PROMPT: Set the data down again, exactly as it reads, but without the pictures.

----- SUPPLIED MATERIAL

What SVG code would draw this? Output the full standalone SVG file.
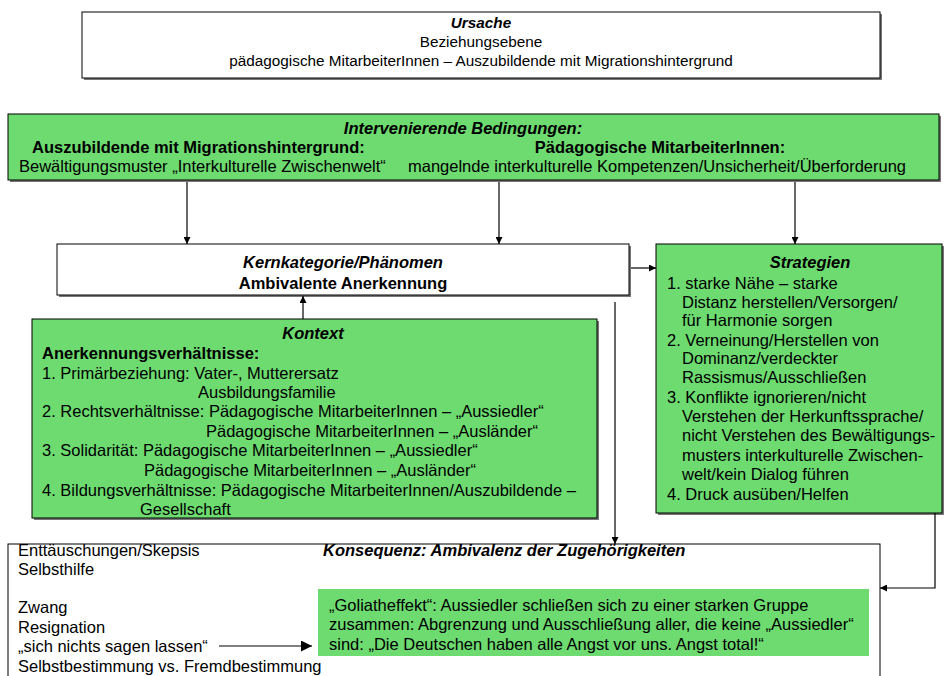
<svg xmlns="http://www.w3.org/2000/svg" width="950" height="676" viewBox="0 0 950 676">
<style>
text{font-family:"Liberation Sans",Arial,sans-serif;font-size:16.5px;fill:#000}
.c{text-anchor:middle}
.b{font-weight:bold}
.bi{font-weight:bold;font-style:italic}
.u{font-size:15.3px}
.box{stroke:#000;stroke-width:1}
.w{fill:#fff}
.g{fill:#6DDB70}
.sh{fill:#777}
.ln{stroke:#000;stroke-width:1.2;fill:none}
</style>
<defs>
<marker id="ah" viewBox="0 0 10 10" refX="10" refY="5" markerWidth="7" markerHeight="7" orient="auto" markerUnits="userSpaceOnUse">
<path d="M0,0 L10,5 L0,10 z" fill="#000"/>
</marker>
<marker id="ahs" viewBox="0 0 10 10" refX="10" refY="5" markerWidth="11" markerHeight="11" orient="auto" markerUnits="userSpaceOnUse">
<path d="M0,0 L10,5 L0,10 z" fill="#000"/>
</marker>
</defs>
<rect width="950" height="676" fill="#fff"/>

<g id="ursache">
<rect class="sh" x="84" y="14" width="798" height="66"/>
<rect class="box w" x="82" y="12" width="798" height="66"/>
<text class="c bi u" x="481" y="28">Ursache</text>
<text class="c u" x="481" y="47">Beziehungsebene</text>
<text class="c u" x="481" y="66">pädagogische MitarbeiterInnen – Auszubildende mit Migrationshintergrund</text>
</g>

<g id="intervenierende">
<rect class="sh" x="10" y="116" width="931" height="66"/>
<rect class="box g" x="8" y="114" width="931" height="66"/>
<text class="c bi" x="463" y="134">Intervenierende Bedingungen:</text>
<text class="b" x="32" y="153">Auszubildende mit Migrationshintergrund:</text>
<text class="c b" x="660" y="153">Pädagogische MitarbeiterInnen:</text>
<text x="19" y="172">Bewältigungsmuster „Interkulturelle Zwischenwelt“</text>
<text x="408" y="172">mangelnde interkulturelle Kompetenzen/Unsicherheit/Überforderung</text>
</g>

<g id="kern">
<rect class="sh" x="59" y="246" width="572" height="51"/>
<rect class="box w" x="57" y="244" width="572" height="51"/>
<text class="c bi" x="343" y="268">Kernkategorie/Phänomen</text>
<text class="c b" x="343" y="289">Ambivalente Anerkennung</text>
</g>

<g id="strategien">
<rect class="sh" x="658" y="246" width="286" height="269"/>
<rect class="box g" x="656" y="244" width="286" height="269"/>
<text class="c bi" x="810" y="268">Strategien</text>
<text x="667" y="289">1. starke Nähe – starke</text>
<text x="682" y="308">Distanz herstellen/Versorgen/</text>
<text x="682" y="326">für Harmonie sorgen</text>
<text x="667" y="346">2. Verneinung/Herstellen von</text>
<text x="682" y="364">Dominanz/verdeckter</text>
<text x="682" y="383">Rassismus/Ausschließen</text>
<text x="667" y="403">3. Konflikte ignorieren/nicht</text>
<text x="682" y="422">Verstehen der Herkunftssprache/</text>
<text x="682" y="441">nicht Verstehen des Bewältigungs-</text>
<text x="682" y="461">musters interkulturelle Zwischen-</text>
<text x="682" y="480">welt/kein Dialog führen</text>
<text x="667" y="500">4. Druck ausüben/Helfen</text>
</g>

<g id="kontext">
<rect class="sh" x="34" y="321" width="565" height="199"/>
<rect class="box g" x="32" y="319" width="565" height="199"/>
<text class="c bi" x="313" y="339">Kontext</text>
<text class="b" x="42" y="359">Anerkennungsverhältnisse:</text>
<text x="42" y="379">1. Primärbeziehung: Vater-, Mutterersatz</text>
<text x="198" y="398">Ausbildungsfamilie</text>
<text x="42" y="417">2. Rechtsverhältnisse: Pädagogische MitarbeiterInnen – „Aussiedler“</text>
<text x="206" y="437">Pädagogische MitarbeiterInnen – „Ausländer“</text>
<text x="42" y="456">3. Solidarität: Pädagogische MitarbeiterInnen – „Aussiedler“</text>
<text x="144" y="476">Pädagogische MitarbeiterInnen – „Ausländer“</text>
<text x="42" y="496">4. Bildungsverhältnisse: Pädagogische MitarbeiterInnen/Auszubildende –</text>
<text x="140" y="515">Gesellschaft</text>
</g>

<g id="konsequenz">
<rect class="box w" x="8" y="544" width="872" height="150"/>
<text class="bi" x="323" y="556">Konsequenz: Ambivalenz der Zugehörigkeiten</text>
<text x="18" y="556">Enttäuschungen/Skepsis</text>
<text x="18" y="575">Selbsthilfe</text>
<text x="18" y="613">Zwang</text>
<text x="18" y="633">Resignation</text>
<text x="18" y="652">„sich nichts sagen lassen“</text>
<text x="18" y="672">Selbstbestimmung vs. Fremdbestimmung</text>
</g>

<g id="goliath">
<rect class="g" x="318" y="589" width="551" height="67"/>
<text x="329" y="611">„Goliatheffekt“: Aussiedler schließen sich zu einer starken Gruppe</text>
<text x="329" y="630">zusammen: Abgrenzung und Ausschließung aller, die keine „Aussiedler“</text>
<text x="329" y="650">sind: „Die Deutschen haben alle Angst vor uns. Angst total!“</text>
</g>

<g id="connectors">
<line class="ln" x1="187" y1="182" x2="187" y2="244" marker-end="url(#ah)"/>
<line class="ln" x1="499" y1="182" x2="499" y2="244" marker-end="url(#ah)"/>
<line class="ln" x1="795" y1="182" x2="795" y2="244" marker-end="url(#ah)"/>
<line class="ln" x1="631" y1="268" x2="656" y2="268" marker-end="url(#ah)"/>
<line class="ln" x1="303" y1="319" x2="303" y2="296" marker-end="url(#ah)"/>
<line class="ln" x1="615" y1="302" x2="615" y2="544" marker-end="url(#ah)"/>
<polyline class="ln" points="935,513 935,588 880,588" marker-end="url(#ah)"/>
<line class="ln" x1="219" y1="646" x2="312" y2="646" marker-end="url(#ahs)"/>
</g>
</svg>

----------

OUTPUT OF THE TASK:
What SVG code would draw this? Output the full standalone SVG file.
<svg xmlns="http://www.w3.org/2000/svg" width="950" height="676" viewBox="0 0 950 676">
<style>
text{font-family:"Liberation Sans",Arial,sans-serif;font-size:16.5px;fill:#000}
.c{text-anchor:middle}
.b{font-weight:bold}
.bi{font-weight:bold;font-style:italic}
.u{font-size:15.3px}
.box{stroke:#000;stroke-width:1}
.w{fill:#fff}
.g{fill:#6DDB70}
.sh{fill:#777}
.ln{stroke:#000;stroke-width:1.2;fill:none}
</style>
<defs>
<marker id="ah" viewBox="0 0 10 10" refX="10" refY="5" markerWidth="7" markerHeight="7" orient="auto" markerUnits="userSpaceOnUse">
<path d="M0,0 L10,5 L0,10 z" fill="#000"/>
</marker>
<marker id="ahs" viewBox="0 0 10 10" refX="10" refY="5" markerWidth="11" markerHeight="11" orient="auto" markerUnits="userSpaceOnUse">
<path d="M0,0 L10,5 L0,10 z" fill="#000"/>
</marker>
</defs>
<rect width="950" height="676" fill="#fff"/>

<g id="ursache">
<rect class="sh" x="84" y="14" width="798" height="66"/>
<rect class="box w" x="82" y="12" width="798" height="66"/>
<text class="c bi u" x="481" y="28">Ursache</text>
<text class="c u" x="481" y="47">Beziehungsebene</text>
<text class="c u" x="481" y="66">pädagogische MitarbeiterInnen – Auszubildende mit Migrationshintergrund</text>
</g>

<g id="intervenierende">
<rect class="sh" x="10" y="116" width="931" height="66"/>
<rect class="box g" x="8" y="114" width="931" height="66"/>
<text class="c bi" x="463" y="134">Intervenierende Bedingungen:</text>
<text class="b" x="32" y="153">Auszubildende mit Migrationshintergrund:</text>
<text class="c b" x="660" y="153">Pädagogische MitarbeiterInnen:</text>
<text x="19" y="172">Bewältigungsmuster „Interkulturelle Zwischenwelt“</text>
<text x="408" y="172">mangelnde interkulturelle Kompetenzen/Unsicherheit/Überforderung</text>
</g>

<g id="kern">
<rect class="sh" x="59" y="246" width="572" height="51"/>
<rect class="box w" x="57" y="244" width="572" height="51"/>
<text class="c bi" x="343" y="268">Kernkategorie/Phänomen</text>
<text class="c b" x="343" y="289">Ambivalente Anerkennung</text>
</g>

<g id="strategien">
<rect class="sh" x="658" y="246" width="286" height="269"/>
<rect class="box g" x="656" y="244" width="286" height="269"/>
<text class="c bi" x="810" y="268">Strategien</text>
<text x="667" y="289">1. starke Nähe – starke</text>
<text x="682" y="308">Distanz herstellen/Versorgen/</text>
<text x="682" y="326">für Harmonie sorgen</text>
<text x="667" y="346">2. Verneinung/Herstellen von</text>
<text x="682" y="364">Dominanz/verdeckter</text>
<text x="682" y="383">Rassismus/Ausschließen</text>
<text x="667" y="403">3. Konflikte ignorieren/nicht</text>
<text x="682" y="422">Verstehen der Herkunftssprache/</text>
<text x="682" y="441">nicht Verstehen des Bewältigungs-</text>
<text x="682" y="461">musters interkulturelle Zwischen-</text>
<text x="682" y="480">welt/kein Dialog führen</text>
<text x="667" y="500">4. Druck ausüben/Helfen</text>
</g>

<g id="kontext">
<rect class="sh" x="34" y="321" width="565" height="199"/>
<rect class="box g" x="32" y="319" width="565" height="199"/>
<text class="c bi" x="313" y="339">Kontext</text>
<text class="b" x="42" y="359">Anerkennungsverhältnisse:</text>
<text x="42" y="379">1. Primärbeziehung: Vater-, Mutterersatz</text>
<text x="198" y="398">Ausbildungsfamilie</text>
<text x="42" y="417">2. Rechtsverhältnisse: Pädagogische MitarbeiterInnen – „Aussiedler“</text>
<text x="206" y="437">Pädagogische MitarbeiterInnen – „Ausländer“</text>
<text x="42" y="456">3. Solidarität: Pädagogische MitarbeiterInnen – „Aussiedler“</text>
<text x="144" y="476">Pädagogische MitarbeiterInnen – „Ausländer“</text>
<text x="42" y="496">4. Bildungsverhältnisse: Pädagogische MitarbeiterInnen/Auszubildende –</text>
<text x="140" y="515">Gesellschaft</text>
</g>

<g id="konsequenz">
<rect class="box w" x="8" y="544" width="872" height="150"/>
<text class="bi" x="323" y="556">Konsequenz: Ambivalenz der Zugehörigkeiten</text>
<text x="18" y="556">Enttäuschungen/Skepsis</text>
<text x="18" y="575">Selbsthilfe</text>
<text x="18" y="613">Zwang</text>
<text x="18" y="633">Resignation</text>
<text x="18" y="652">„sich nichts sagen lassen“</text>
<text x="18" y="672">Selbstbestimmung vs. Fremdbestimmung</text>
</g>

<g id="goliath">
<rect class="g" x="318" y="589" width="551" height="67"/>
<text x="329" y="611">„Goliatheffekt“: Aussiedler schließen sich zu einer starken Gruppe</text>
<text x="329" y="630">zusammen: Abgrenzung und Ausschließung aller, die keine „Aussiedler“</text>
<text x="329" y="650">sind: „Die Deutschen haben alle Angst vor uns. Angst total!“</text>
</g>

<g id="connectors">
<line class="ln" x1="187" y1="182" x2="187" y2="244" marker-end="url(#ah)"/>
<line class="ln" x1="499" y1="182" x2="499" y2="244" marker-end="url(#ah)"/>
<line class="ln" x1="795" y1="182" x2="795" y2="244" marker-end="url(#ah)"/>
<line class="ln" x1="631" y1="268" x2="656" y2="268" marker-end="url(#ah)"/>
<line class="ln" x1="303" y1="319" x2="303" y2="296" marker-end="url(#ah)"/>
<line class="ln" x1="615" y1="302" x2="615" y2="544" marker-end="url(#ah)"/>
<polyline class="ln" points="935,513 935,588 880,588" marker-end="url(#ah)"/>
<line class="ln" x1="219" y1="646" x2="312" y2="646" marker-end="url(#ahs)"/>
</g>
</svg>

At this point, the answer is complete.